NAIC officials said earlier this week that they left long-term care insurance out because of the fact that long-term care insurance is still delivered in different ways in different states.

But, if the compact does not include long-term care insurance, and the states adopt the compact verbatim, the legislatures would eventually have to amend the compact to include long-term care insurance, according to Patricia Parachini, the ACLI’s senior director-state relations.

Long-term care insurance is important as a financial planning tool, and it is close in nature to disability insurance, the ACLI says in a written comment submitted to the NAIC.

The ACLI says the compact draft raises questions about the treatment of life insurance and annuity products that provide accelerated benefits to pay for long-term care, the ACLI says.

The ACLI also wants the compact to give insurers the option of filing product forms through individual states or through the compact.

Additionally, Parachini recommended that the NAIC develop standards before 12 states, the number needed to make the compact operational, sign on. Waiting until there are 12 states, “puts us out a long time,” she says.

Bob Hunter, a consumer advocate representing the Consumer Federation of America, Washington, asked regulators why they think the product filing compact will hold together when other compacts haven’t worked.

Hunter’s question “goes to the heart of the political challenge of getting this done in the states,” says NAIC President Terri Vaughan.

Although the NAIC has not yet polled the states, states showed strong support for developing a compact draft at the NAIC’s spring meeting, Vaughan notes.

Birny Birnbaum, executive director with the Center for Economic Justice, Austin, Texas, says compact standards need to be examined to ensure that they adequately protect consumers.

Birnbaum also stresses the importance of establishing an interstate consumer advocate, because the new, centralized system would replace existing state filing processes.
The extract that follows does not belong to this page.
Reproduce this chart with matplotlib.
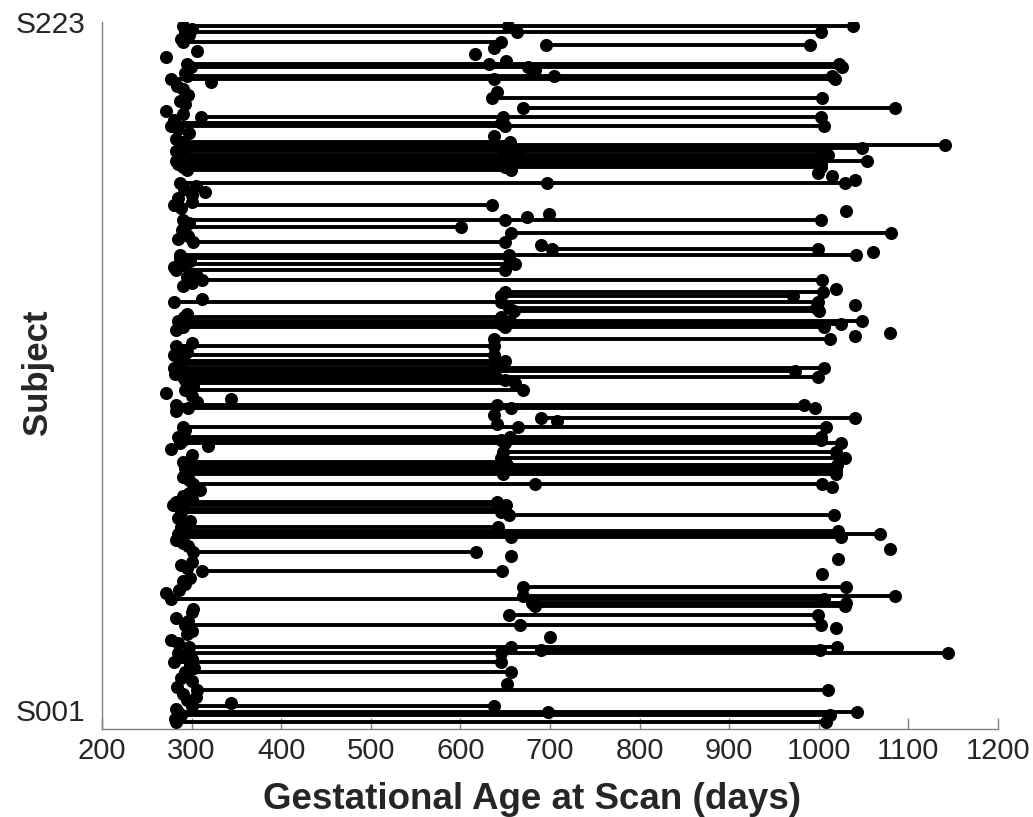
import numpy as np
import matplotlib
matplotlib.use("Agg")
import matplotlib.pyplot as plt

nan = np.nan
# Scan ages (gestational days) per subject, S001 (bottom) .. S223 (top)
scan_birth = [283, 281, 288, 285, 283, 300, 344, 295, 305, 290,
              306, 284, nan, 300, 288, 295, 293, 303, 298, 280,
              300, 292, 285, nan, 297, 285, 277, nan, 295, 300,
              nan, 293, 296, 283, nan, 300, 302, nan, nan, 277,
              nan, 271, 286, nan, 293, 290, 298, nan, 312, 295,
              288, 300, nan, nan, 302, nan, 296, 291, 283, 290,
              285, 293, 288, 295, 298, 285, nan, 288, 290, 279,
              283, 300, 290, 297, 309, nan, 302, 297, 291, 293,
              295, 293, 298, 290, nan, 300, nan, 277, 318, 287,
              290, 285, 290, 293, 290, nan, nan, nan, nan, 283,
              296, 283, 306, 344, 300, 271, 293, 302, 296, 293,
              290, 282, 285, 280, 286, 290, 290, 280, 295, 285,
              283, 300, nan, nan, nan, 283, 290, 288, 285, 292,
              295, nan, nan, nan, 280, 312, nan, nan, nan, 290,
              300, 312, 295, 305, 283, 280, 290, 298, 287, 287,
              nan, nan, nan, 302, 285, 296, nan, 289, 293, 297,
              290, nan, nan, nan, 288, 280, 301, 285, 300, 315,
              292, 305, 287, nan, nan, nan, 295, 290, 285, 283,
              288, 292, 283, 290, 292, 290, 283, nan, 297, 285,
              277, 280, 280, 311, 290, 271, nan, 293, 287, nan,
              296, nan, 290, 284, 322, 277, 295, 293, nan, 299,
              295, nan, 272, nan, 306, nan, nan, 291, 288, 297,
              293, 300, 291]
scan_year1 = [nan, nan, nan, 698, nan, 637, nan, nan, nan, nan,
              nan, nan, 652, nan, nan, nan, 656, nan, nan, 645,
              nan, nan, 645, 690, 656, nan, nan, 700, nan, nan,
              nan, 666, nan, nan, 654, nan, nan, 683, 680, nan,
              670, nan, nan, 670, nan, nan, nan, nan, 647, nan,
              nan, nan, nan, 656, 617, nan, nan, nan, nan, 657,
              nan, nan, 642, nan, nan, nan, 654, 645, 648, 651,
              641, nan, nan, nan, nan, nan, 683, nan, nan, 648,
              nan, 650, 652, 650, 645, nan, 648, nan, nan, 650,
              645, 655, nan, nan, 664, 641, 708, 690, 638, nan,
              656, 641, nan, nan, nan, nan, 670, nan, 661, 650,
              640, 638, 636, 640, 645, 650, nan, 638, nan, nan,
              638, nan, 638, nan, nan, nan, 650, 645, 655, 645,
              nan, 660, 654, nan, 645, nan, 645, 650, nan, nan,
              nan, nan, nan, nan, 650, nan, 661, nan, 654, 654,
              nan, 702, 690, 650, nan, nan, 657, nan, 601, nan,
              650, 674, 699, nan, nan, 635, nan, nan, nan, nan,
              nan, nan, 697, nan, nan, nan, 657, 650, 655, 660,
              645, 650, 665, 648, 655, 655, nan, 638, nan, nan,
              650, 645, nan, 648, nan, nan, 670, nan, nan, 635,
              nan, 641, nan, nan, nan, 638, 704, nan, 683, 676,
              632, 651, nan, 616, nan, 638, 696, 645, nan, nan,
              663, nan, 653]
scan_year2 = [1008, nan, 1012, 1043, nan, nan, nan, nan, nan, nan,
              1010, nan, nan, nan, nan, nan, nan, nan, nan, nan,
              nan, nan, 1144, 1001, 1020, nan, nan, nan, nan, nan,
              1019, 1003, nan, nan, 999, nan, nan, 1029, 1030, 1006,
              1085, nan, nan, 1030, nan, nan, nan, 1004, nan, nan,
              nan, nan, 1022, nan, nan, 1080, nan, nan, nan, 1025,
              1068, 1022, nan, nan, nan, nan, 1017, nan, nan, nan,
              nan, nan, nan, nan, nan, 1015, 1004, nan, nan, 1019,
              1019, 1019, 1020, nan, 1029, nan, 1019, nan, nan, 1025,
              1003, 1003, nan, nan, 1008, nan, nan, 1040, nan, nan,
              996, 983, nan, nan, nan, nan, nan, nan, nan, nan,
              999, nan, 974, 1006, nan, nan, nan, nan, nan, nan,
              nan, nan, 1012, 1040, 1080, nan, 1006, 1025, 1048, nan,
              nan, 1000, 997, 1040, 999, nan, 971, 1005, 1019, nan,
              nan, 1004, nan, nan, nan, nan, nan, nan, nan, 1042,
              1060, 999, nan, nan, nan, nan, 1081, nan, nan, nan,
              1002, nan, nan, 1030, nan, nan, nan, nan, nan, nan,
              nan, nan, 1029, 1040, 1015, 999, nan, 1003, 1003, 1054,
              1003, 1010, 1005, 1048, 1141, nan, nan, nan, nan, nan,
              1006, nan, nan, 1002, nan, nan, 1085, nan, nan, 1004,
              nan, nan, nan, nan, nan, 1018, 1015, nan, nan, 1026,
              1023, nan, nan, nan, nan, nan, 990, nan, nan, nan,
              1002, nan, 1038]

subject_ticks = ["S001", "S223"]
x_ticks = [200, 300, 400, 500, 600, 700, 800, 900, 1000, 1100, 1200]

plt.rcParams['font.family'] = ['Liberation Sans', 'DejaVu Sans']

fig = plt.figure(figsize=(10.33, 8.17), dpi=100)
ax = fig.add_axes([0.0987, 0.1077, 0.8674, 0.8654])

ages = np.array([scan_birth, scan_year1, scan_year2], dtype=float).T
n = ages.shape[0]
for i in range(n):
    row = ages[i]
    vals = row[~np.isnan(row)]
    y = i + 1
    if len(vals) >= 2:
        ax.plot([vals.min(), vals.max()], [y, y], color='black', lw=2.8,
                solid_capstyle='butt', zorder=2)
    ax.plot(vals, np.full(len(vals), y), 'o', color='black', ms=9.4,
            markeredgewidth=0, zorder=3)

ax.set_xlim(200, 1200)
ax.set_ylim(-1.33, 224.3)
ax.set_xticks(x_ticks)
ax.set_xticklabels([str(v) for v in x_ticks])
ax.set_yticks([4.73, 224.3])
ax.set_yticklabels(subject_ticks)

for s in ['top', 'right']:
    ax.spines[s].set_visible(False)
for s in ['left', 'bottom']:
    ax.spines[s].set_color('#808080')
    ax.spines[s].set_linewidth(1.0)

ax.tick_params(axis='x', direction='in', length=8, width=1, color='#808080',
               labelsize=21, labelcolor='#262626', pad=6)
ax.tick_params(axis='y', length=0, labelsize=21.5, labelcolor='#262626', pad=12)

ax.set_xlabel('Gestational Age at Scan (days)', fontsize=26.5, fontweight='bold',
              color='#262626')
ax.xaxis.set_label_coords(0.48, -0.1)
ax.xaxis.label.set_verticalalignment('center')
ax.set_ylabel('Subject', fontsize=25, fontweight='bold', color='#262626')
ax.yaxis.set_label_coords(-0.072, 0.505)
ax.yaxis.label.set_verticalalignment('center')

fig.savefig('out.png', dpi=100)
Failure to include an interstate consumer advocate provision would be a deal breaker for consumer advocates, he says.

Birnbaum adds that the NAIC will have to include protections to prevent creating a “revolving door.” Otherwise, he says, members of the compact’s commission or managing committee will take jobs in the industry or go to work for consumer organizations.

The point was also raised that creating the compact might require congressional action. Previously, NAIC officials said they believed no congressional action would be needed.

Some now say congressional action might be necessary to ensure that any disputes between compact states end up in a federal court, rather in a state court in one of the states involved in the dispute.